I had been blessed from birth. My grandmother and mother both made splendid pies. Plum was my dad’s favorite; I often had for my birthday peach pie instead of cake. But after the cataclysmic Pie Shutdown, I wandered the earth pieless. Life was grim.
Finally, this year, in a fit of frustration at the pathetic excuses for crusted food that vendors peddle under the unmerited name of pie, I resolved that I would learn how to make pie.
I consulted my mother, and I consulted books. I went online to answer a few specific questions. I bought flour and I bought sugar. I scoured farm markets for miles around to find the best fruit. I tried this for shortening, and that for shortening. I kept the oven hot for whole afternoons through July’s withering heat wave. Chris Seith, our summer seminarian, was pressed into service as sous chef, and loyally mustered the enthusiasm to peel and roll and taste. The rectory staff valiantly presented themselves around the kitchen island for forensic pie tastings: too this, not that enough. Try again.

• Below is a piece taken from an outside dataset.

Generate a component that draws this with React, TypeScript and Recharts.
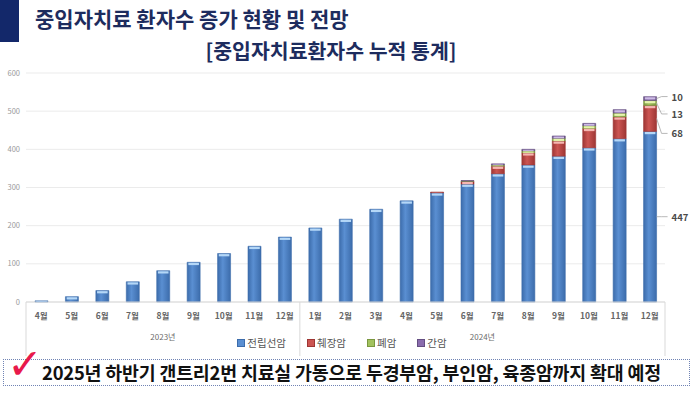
import { Bar, BarChart, CartesianGrid, LabelList, XAxis, YAxis } from 'recharts';

const MONTHS = [
  '4월', '5월', '6월', '7월', '8월', '9월', '10월', '11월', '12월',
  '1월', '2월', '3월', '4월', '5월', '6월', '7월', '8월', '9월', '10월', '11월', '12월',
];
const YEARS = [
  '2023년', '2023년', '2023년', '2023년', '2023년', '2023년', '2023년', '2023년', '2023년',
  '2024년', '2024년', '2024년', '2024년', '2024년', '2024년', '2024년', '2024년', '2024년', '2024년', '2024년', '2024년',
];
const PROSTATE = [3, 14, 30, 53, 82, 104, 127, 146, 170, 194, 217, 243, 265, 286, 309, 336, 359, 382, 404, 428, 447];
const PANCREAS = [0, 0, 0, 0, 0, 0, 0, 0, 0, 0, 0, 0, 0, 2, 7, 20, 32, 40, 51, 57, 68];
const LUNG = [0, 0, 0, 0, 0, 0, 0, 0, 0, 0, 0, 0, 0, 0, 1, 3, 5, 7, 7, 10, 13];
const LIVER = [0, 0, 0, 0, 0, 0, 0, 0, 0, 0, 0, 0, 0, 0, 1, 3, 4, 6, 6, 9, 10];
const Y_TICKS = [0, 100, 200, 300, 400, 500, 600];

const SERIES = [
  { key: 'prostate', name: '전립선암', color: '#5a8fd2', dark: '#3c6cab', light: '#b4d7f7', dy: 0 },
  { key: 'pancreas', name: '췌장암', color: '#cc5552', dark: '#9e3634', light: '#f5b6b2', dy: 15 },
  { key: 'lung', name: '폐암', color: '#a2c25e', dark: '#7a973f', light: '#e6f5ad', dy: 11 },
  { key: 'liver', name: '간암', color: '#8a6cae', dark: '#644e82', light: '#cdbbe6', dy: -2 },
];

const data = MONTHS.map((month, i) => ({
  month,
  year: YEARS[i],
  prostate: PROSTATE[i],
  pancreas: PANCREAS[i],
  lung: LUNG[i],
  liver: LIVER[i],
}));

const W = 700;
const H = 393;
const MARGIN = { top: 73, right: 35, bottom: 31, left: 0 };
const Y_AXIS_W = 26;
const BAND = (W - MARGIN.right - MARGIN.left - Y_AXIS_W) / MONTHS.length;
const LAST_CENTER = MARGIN.left + Y_AXIS_W + BAND * (MONTHS.length - 0.5);
const FONT = '"Noto Sans CJK KR", "Noto Sans", sans-serif';

function MonthTick(props: any) {
  const { x, y, payload } = props;
  const i = payload.index;
  const yr = YEARS[i];
  const first = i === 0 || YEARS[i - 1] !== yr;
  const isLast = i === MONTHS.length - 1;
  let end = i;
  while (end + 1 < YEARS.length && YEARS[end + 1] === yr) end++;
  const groupCenter = x + ((i + end) / 2 - i) * BAND;
  return (
    <g>
      <text x={x} y={y + 17} textAnchor="middle" fontSize={8.5} fontWeight={700} fill="#666" fontFamily={FONT}>
        {payload.value}
      </text>
      {first && (
        <>
          <line x1={x - BAND / 2} x2={x - BAND / 2} y1={y} y2={y + 54} stroke="#d9d9d9" />
          <text x={groupCenter} y={y + 38} textAnchor="middle" fontSize={8} fill="#6b6b6b" fontFamily={FONT}>
            {yr}
          </text>
        </>
      )}
      {isLast && <line x1={x + BAND / 2} x2={x + BAND / 2} y1={y} y2={y + 54} stroke="#d9d9d9" />}
    </g>
  );
}

// light cap at the top of every segment, plus leader label on the last bar
function makeSegmentDecor(s: (typeof SERIES)[number]) {
  return (props: any) => {
    const { value } = props;
    const rx = Number(props.x);
    const ry = Number(props.y);
    const rw = Number(props.width);
    const rh = Number(props.height);
    const top = rh < 0 ? ry + rh : ry;
    const h = Math.abs(rh);
    if (!h) return null;
    const capH = Math.min(2.2, h - 0.6);
    let leader = null;
    if (Math.abs(rx + rw / 2 - LAST_CENTER) < 1) {
      const x0 = rx + rw;
      const y0 = top + h / 2;
      const y1 = y0 + s.dy;
      leader = (
        <g>
          <polyline points={`${x0},${y0} ${x0 + 5},${y1} ${x0 + 11},${y1}`} fill="none" stroke="#a6a6a6" strokeWidth={0.8} />
          <text x={x0 + 15} y={y1} dominantBaseline="central" fontSize={9.5} fontWeight={700} fill="#4a4a4a" fontFamily={FONT}>
            {value}
          </text>
        </g>
      );
    }
    return (
      <g>
        {capH > 0 && <rect x={rx + 1.2} y={top + 0.6} width={rw - 2.4} height={capH} fill={s.light} />}
        {leader}
      </g>
    );
  };
}

export default function App() {
  return (
    <div style={{ position: 'absolute', left: 0, top: 0, width: W, height: H, background: '#fff', overflow: 'hidden', fontFamily: FONT }}>
      <svg width={0} height={0} style={{ position: 'absolute' }}>
        <defs>
          {SERIES.map((s) => (
            <linearGradient key={s.key} id={`grad-${s.key}`} x1="0" y1="0" x2="1" y2="0">
              <stop offset="0%" stopColor={s.dark} />
              <stop offset="40%" stopColor={s.color} />
              <stop offset="100%" stopColor={s.dark} />
            </linearGradient>
          ))}
        </defs>
      </svg>
      <BarChart width={W} height={H} data={data} margin={MARGIN} barSize={13}>
        <CartesianGrid vertical={false} stroke="#ebebeb" />
        <XAxis
          dataKey="month"
          height={60}
          interval={0}
          tickSize={0}
          tickMargin={0}
          axisLine={{ stroke: '#d9d9d9' }}
          tick={<MonthTick />}
        />
        <YAxis
          width={Y_AXIS_W}
          domain={[0, 600]}
          ticks={Y_TICKS}
          tickSize={0}
          tickMargin={6}
          axisLine={false}
          tick={{ fontSize: 7.5, fill: '#9a9a9a', fontFamily: FONT }}
        />
        {SERIES.map((s) => (
          <Bar
            key={s.key}
            dataKey={s.key}
            name={s.name}
            stackId="a"
            fill={`url(#grad-${s.key})`}
            stroke={s.dark}
            strokeWidth={0.6}
            isAnimationActive={false}
          >
            <LabelList dataKey={s.key} content={makeSegmentDecor(s)} />
          </Bar>
        ))}
      </BarChart>

      <div style={{ position: 'absolute', left: 0, top: 0, width: 19, height: 42, background: '#13286a' }} />
      <div style={{ position: 'absolute', left: 35, top: 3, fontSize: 21, fontWeight: 700, color: '#1d2c5e', whiteSpace: 'nowrap', lineHeight: '30px' }}>
        중입자치료 환자수 증가 현황 및 전망
      </div>
      <div style={{ position: 'absolute', left: 0, width: 662, top: 36, textAlign: 'center', fontSize: 20.5, fontWeight: 700, color: '#1d2c5e', whiteSpace: 'nowrap', lineHeight: '28px' }}>
        [중입자치료환자수 누적 통계]
      </div>

      <div style={{ position: 'absolute', left: 0, width: 684, top: 335, display: 'flex', justifyContent: 'center', gap: 21, fontSize: 10.5, color: '#555', lineHeight: '16px' }}>
        {SERIES.map((s) => (
          <div key={s.key} style={{ display: 'flex', alignItems: 'center' }}>
            <span style={{ display: 'inline-block', width: 6, height: 6, marginRight: 2, background: s.color, border: `1px solid ${s.dark}` }} />
            {s.name}
          </div>
        ))}
      </div>

      <div style={{ position: 'absolute', left: 3, top: 359, width: 685, height: 25, border: '1.5px dotted #7083b4' }} />
      <div style={{ position: 'absolute', left: 7, top: 341, fontSize: 43, fontWeight: 700, color: '#e8194b', fontFamily: '"DejaVu Sans", sans-serif', lineHeight: '46px' }}>
        ✓
      </div>
      <div style={{ position: 'absolute', left: 42, top: 358, fontSize: 18.4, fontWeight: 700, color: '#111', whiteSpace: 'nowrap', lineHeight: '29px', letterSpacing: -0.2 }}>
        2025년 하반기 갠트리2번 치료실 가동으로 두경부암, 부인암, 육종암까지 확대 예정
      </div>
    </div>
  );
}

We learned many things, such as how to pit cherries with a paper clip, how to dazzle with latticework, and that pies take a very long time to cool after baking, preferably overnight. We were reinforced at every draining step by the discovery that People Really Like Pie, and so we persevered. Our triumph came when Chris and I made six pies in one day to serve to the priests and seminarians at the send-off party for the new men going to the North American College in Rome. Their approval sounded more like forks scraping plates than like applause, but happy noises abounded.
I don’t know how theological it is to observe that fresh pie for breakfast is a foretaste of heaven, but far from being a diversion or a distraction, pie-baking can reveal the truth to those who care to learn it. The other morning as I rolled out some chilled dough that a few hours earlier had been flour, shortening (what type is my secret), water, and a pinch of salt, I marveled at how these few basic elements had become a completely new thing, with no distinction of their individual selves.
Because there is a word for what you do to diverse ingredients when you bring them together in such a way that they can no longer be separated, and they become a new thing. Do you know what that word is? You marry them.